[I]t is said in Rom 4:5 and 5:6 that God justifies the ungodly. It is impossible, in this connection, to use stronger language. The opponents of imputed righteousness should not lodge their objection against Luther and Calvin but against Paul. (Reformed Dogmatics, 4:213)
Bavinck's whole discussion of imputation, if we replace the name Bellarmine with some modern ones, is strikingly relevant today. The same objections leveled today against imputation were given a century ago. Bellarmine argued that imputation is nonsensical because it does something only external to someone, and therefore the person is not in fact righteous, and not, therefore, to be called actually righteous if imputation is the controlling concept. See Bavinck deconstruct this false line of thinking on pages 212 to 214 of volume 4 of the Dogmatics.
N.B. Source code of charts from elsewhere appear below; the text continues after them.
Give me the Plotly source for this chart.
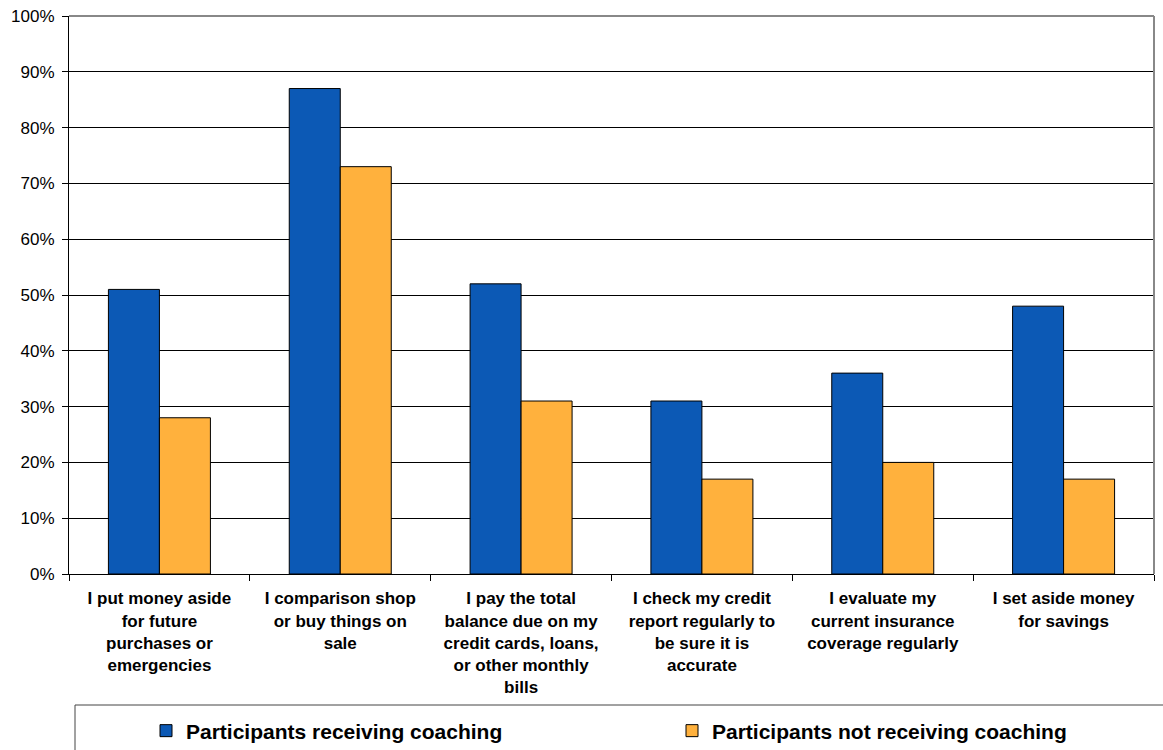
import plotly.graph_objects as go

categories = [
    "I put money aside<br>for future<br>purchases or<br>emergencies",
    "I comparison shop<br>or buy things on<br>sale",
    "I pay the total<br>balance due on my<br>credit cards, loans,<br>or other monthly<br>bills",
    "I check my credit<br>report regularly to<br>be sure it is<br>accurate",
    "I evaluate my<br>current insurance<br>coverage regularly",
    "I set aside money<br>for savings",
]
coaching = [0.51, 0.87, 0.52, 0.31, 0.36, 0.48]
no_coaching = [0.28, 0.73, 0.31, 0.17, 0.20, 0.17]
y_ticks = [i / 10 for i in range(11)]
y_labels = [f"{i*10}%" for i in range(11)]

FONT = "Liberation Sans, Arial, sans-serif"
L, R, T, B = 69, 9, 16, 176
PW, PH = 1163 - L - R, 750 - T - B


def px_x(p):
    return (p - L) / PW


def px_y(p):
    return (750 - B - p) / PH


fig = go.Figure()
fig.add_trace(go.Bar(x=categories, y=coaching, name="Participants receiving coaching",
                     marker=dict(color="#0C59B5", line=dict(color="black", width=1)),
                     legend="legend"))
fig.add_trace(go.Bar(x=categories, y=no_coaching, name="Participants not receiving coaching",
                     marker=dict(color="#FFB13D", line=dict(color="black", width=1)),
                     legend="legend2"))

leg_font = dict(size=21, family=FONT, color="black", weight="bold")
fig.update_layout(
    width=1163, height=750,
    margin=dict(l=L, r=R, t=T, b=B, autoexpand=False),
    paper_bgcolor="white", plot_bgcolor="white",
    barmode="group", bargap=0.436, bargroupgap=0,
    font=dict(family=FONT, color="black"),
    showlegend=True,
    legend=dict(orientation="h", x=px_x(146), xanchor="left", y=px_y(731), yanchor="middle",
                font=leg_font, bgcolor="rgba(0,0,0,0)", borderwidth=0, itemclick=False),
    legend2=dict(orientation="h", x=px_x(672), xanchor="left", y=px_y(731), yanchor="middle",
                 font=leg_font, bgcolor="rgba(0,0,0,0)", borderwidth=0, itemclick=False),
    shapes=[
        dict(type="rect", xref="paper", yref="paper",
             x0=px_x(75), x1=px_x(1175), y0=px_y(760), y1=px_y(705),
             line=dict(color="#444444", width=1), fillcolor="rgba(0,0,0,0)", layer="below"),
        dict(type="line", xref="paper", yref="paper", x0=0, x1=1, y0=1, y1=1,
             line=dict(color="#888888", width=2)),
        dict(type="line", xref="paper", yref="paper", x0=1, x1=1, y0=0, y1=1,
             line=dict(color="#888888", width=2)),
    ],
)
fig.update_xaxes(
    showline=True, linecolor="black", linewidth=1,
    ticks="outside", ticklen=6, tickcolor="black", tickson="boundaries",
    ticklabelstandoff=9,
    tickfont=dict(size=17, family=FONT, color="black", weight="bold"),
    showgrid=False, fixedrange=True,
)
fig.update_yaxes(
    range=[0, 1], tickvals=y_ticks, ticktext=y_labels,
    showline=True, linecolor="black", linewidth=1,
    ticks="outside", ticklen=6, tickcolor="black", ticklabelstandoff=4,
    tickfont=dict(size=17, family=FONT, color="black"),
    showgrid=True, gridcolor="black", gridwidth=1, zeroline=False, fixedrange=True,
)

fig.write_html("out.html")
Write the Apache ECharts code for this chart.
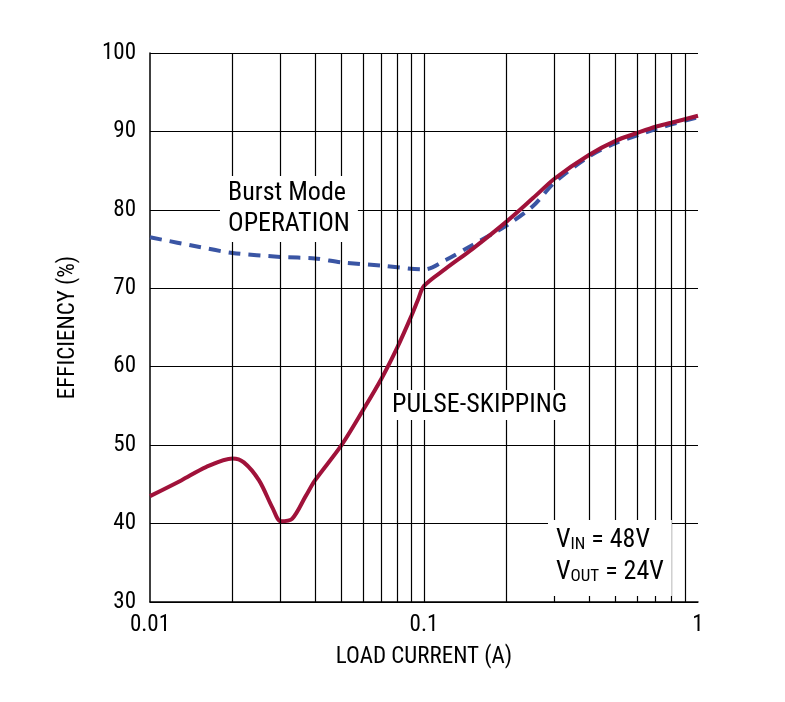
<!DOCTYPE html>
<html><head><meta charset="utf-8">
<script src="https://cdn.jsdelivr.net/npm/echarts@6/dist/echarts.min.js"></script>
<style>html,body{margin:0;background:#fff}#c{width:785px;height:702px}</style></head>
<body><div id="c"></div>
<script>
const pulseX=[0.01,0.013,0.016,0.02,0.022,0.025,0.028,0.03,0.033,0.037,0.04,0.05,0.06,0.07,0.08,0.09,0.095,0.1,0.12,0.15,0.2,0.25,0.3,0.4,0.5,0.6,0.7,0.8,1];
const pulseY=[43.5,45.5,47.2,48.3,47.8,45.5,42,40.3,40.6,43.5,45.5,50,54.5,58.5,62.5,66.5,68.5,70.3,72.5,75,78.5,81.5,84,87,88.8,89.8,90.6,91.1,92];
const burstX=[0.01,0.015,0.02,0.03,0.04,0.05,0.07,0.1,0.12,0.15,0.2,0.25,0.3,0.4,0.5,0.6,0.7,0.8,1];
const burstY=[76.5,75.3,74.5,74,73.8,73.3,72.9,72.4,73.6,75.5,78,80.5,83.5,86.8,88.5,89.5,90.3,90.9,91.8];
const vGrid=[0.02,0.03,0.04,0.05,0.06,0.07,0.08,0.09,0.1,0.2,0.3,0.4,0.5,0.6,0.7,0.8,0.9];
const F='"Liberation Sans Narrow","Roboto Condensed",Roboto,sans-serif';
const ch=echarts.init(document.getElementById('c'));
ch.setOption({
 animation:false,
 grid:{left:150,top:53,width:548,height:549},
 xAxis:{type:'log',min:0.01,max:1,logBase:10,name:'LOAD CURRENT (A)',nameLocation:'middle',nameGap:44,
  nameTextStyle:{fontFamily:F,fontSize:23,color:'#000'},
  axisLine:{lineStyle:{color:'#000',width:1.5}},axisTick:{show:false},splitLine:{show:false},
  axisLabel:{fontFamily:F,fontSize:23,color:'#000',margin:12,formatter:v=>String(+v.toPrecision(2))}},
 yAxis:{type:'value',min:30,max:100,interval:10,name:'EFFICIENCY (%)',nameLocation:'middle',nameGap:70,
  nameTextStyle:{fontFamily:F,fontSize:23,color:'#000'},
  axisLine:{show:true,lineStyle:{color:'#000',width:1.5}},axisTick:{show:false},
  splitLine:{lineStyle:{color:'#000',width:1.2}},
  axisLabel:{fontFamily:F,fontSize:23,color:'#000',margin:14}},
 series:[
  {type:'line',data:[],markLine:{silent:true,symbol:'none',label:{show:false},lineStyle:{color:'#000',width:1.2,type:'solid'},data:vGrid.map(v=>({xAxis:v}))}},
  {type:'line',smooth:0.3,showSymbol:false,data:burstX.map((x,i)=>[x,burstY[i]]),lineStyle:{color:'#3a55a4',width:4,type:[12,8]},z:3},
  {type:'line',smooth:0.3,showSymbol:false,data:pulseX.map((x,i)=>[x,pulseY[i]]),lineStyle:{color:'#a0123a',width:4},z:4}
 ],
 graphic:[
  {type:'text',left:220,top:176,style:{text:'Burst Mode\nOPERATION',fontFamily:F,fontSize:26,lineHeight:31,fill:'#000',backgroundColor:'#fff',padding:[2,8]},z:10},
  {type:'text',left:384,top:390,style:{text:'PULSE-SKIPPING',fontFamily:F,fontSize:26,fill:'#000',backgroundColor:'#fff',padding:[2,8]},z:10},
  {type:'text',left:548,top:520,style:{text:'{a|V}{s|IN}{a| = 48V}\n{a|V}{s|OUT}{a| = 24V}',backgroundColor:'#fff',padding:[4,8,8,8],
   rich:{a:{fontFamily:F,fontSize:26,fill:'#000',lineHeight:32},s:{fontFamily:F,fontSize:17,fill:'#000',lineHeight:32,padding:[10,0,0,0]}}},z:10}
 ]
});
</script></body></html>
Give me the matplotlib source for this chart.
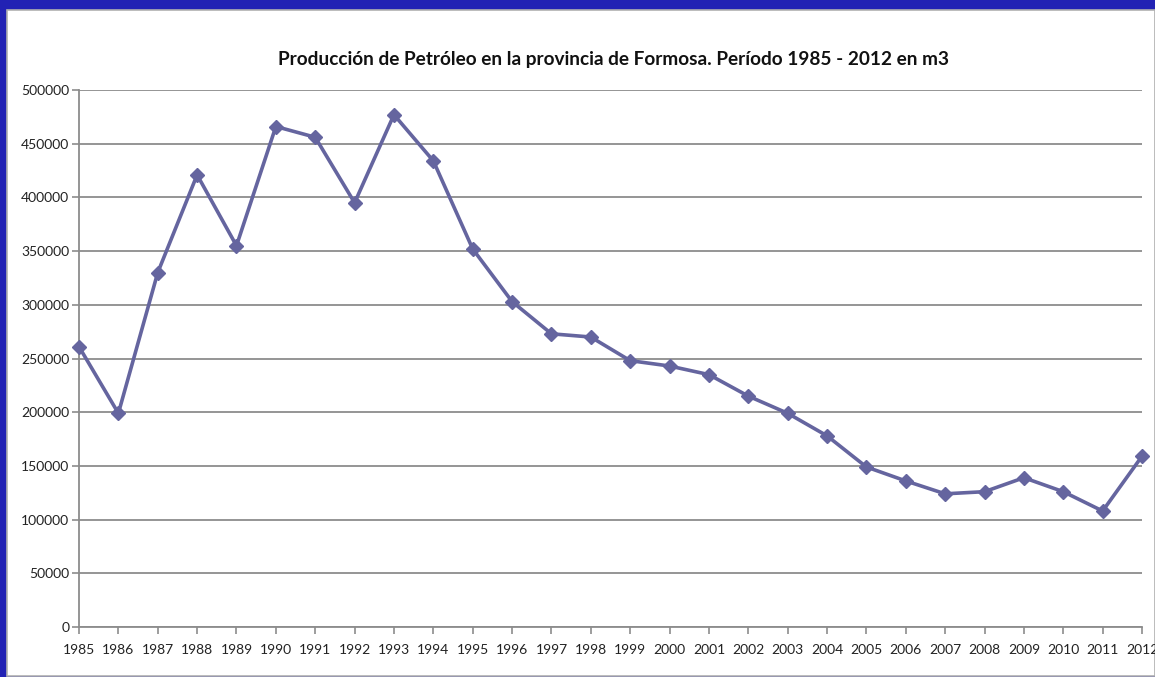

Here's the bottom line:
If God justifies the ungodly, that is not a fiction, a putative imputation, but a present and future reality. . . . For when God justifies the ungodly, he does it on the basis of a righteousness that he himself has effected in Christ. By Christ's sacrifice, against all hostile powers, he has acquired the right to acquit the ungodly. . . . And a justifying faith consists above all in an unshakable trust in that God of miracles with whom all things are possible.
Thank you Herman! I don't think you were nearly as grouchy as you look in all the pictures.